I use nohup
and bash scripts to help manage my python programs running on a local server. I have a bash script (tmp.sh
) to invoke several python programs in a row. I try to kill the bash script and the python scripts started within the bash script with kill $PID
, where PID
is the process ID of the command nohup bash tmp.sh &
, but only the bash script is terminated, and the python script keeps running. I don't want to export the process IDs of those python scripts because the bash script will run multiple python scripts within it and in that case I have to export the process ID of each python script.
I have created an example to reproduce the problem I have encountered.
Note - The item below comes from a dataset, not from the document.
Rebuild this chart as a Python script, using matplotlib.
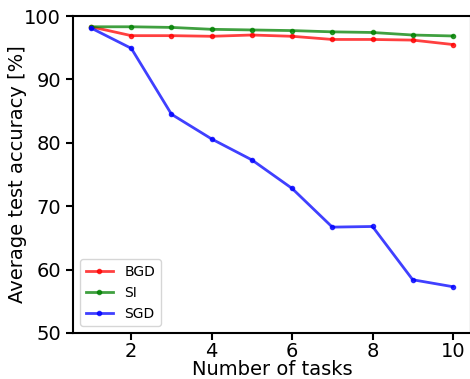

Basically, I usually start my program by source run2.sh
, which first determines if the same program is currently running to avoid duplicated running, and if not, submit a new job and change the PID
to the new job in ~/.bashrc
.
run2.sh
submit_a_job()
{
nohup bash tmp.sh &
export PID=$! # get the process ID of the above submitted job
echo "job $PID submitted at $(date)"
echo "job $PID submitted at $(date)" >> output.log
echo "export PID=$!" >> ~/.bashrc
}
if [ -n "$PID" ]; then
# PID set, safe to run any job
if ps -p $PID > /dev/null; then
# the job is still running
echo "$PID is running, new job not submitted"
else
# the job has finished, delete previous PID, and submit a new job
echo "$PID is finished, new job submitted"
sed -i '/PID/d' ~/.bashrc
submit_a_job
fi
else
# PID not set, the job might still be running or have finished
echo "helloworld"
submit_a_job
fi
If you do not want to modify ~/.bashrc
, you can comment off the following lines in run2.sh
. And make sure you run run2.sh
with source
, otherwise the environment variable is not exported to the current working shell.
echo "export PID=$!" >> ~/.bashrc
sed -i '/PID/d' ~/.bashrc
tmp.sh
is the script that runs python jobs
time python3 while.py
while.py
is just a meaningless dead loop
import time
counter = 0
while True:
print(f"This is an infinite loop! Iteration: {counter}", flush=True)
counter += 1
time.sleep(1) # Sleep for 1 second between iterations
As I have exported the ID of the process that runs bash tmp.sh
as PID
, I can kill the bash script tmp.sh
with command kill $PID
. The problem is, even if tmp.sh
no longer runs, the python script that runs at the time I kill tmp.sh
keeps running in the background. I can confirm this point by command ps aux | grep python3
, which clearly indicates while.py
is running.
Which command should I use to kill the bash script tmp.sh
as well as the python program running at the same time I kill tmp.sh
?
Kill the whole process group, rather than just the shell process.
kill -INT -$PID
When you give a negative PID to kill
, it treats it as a process group ID.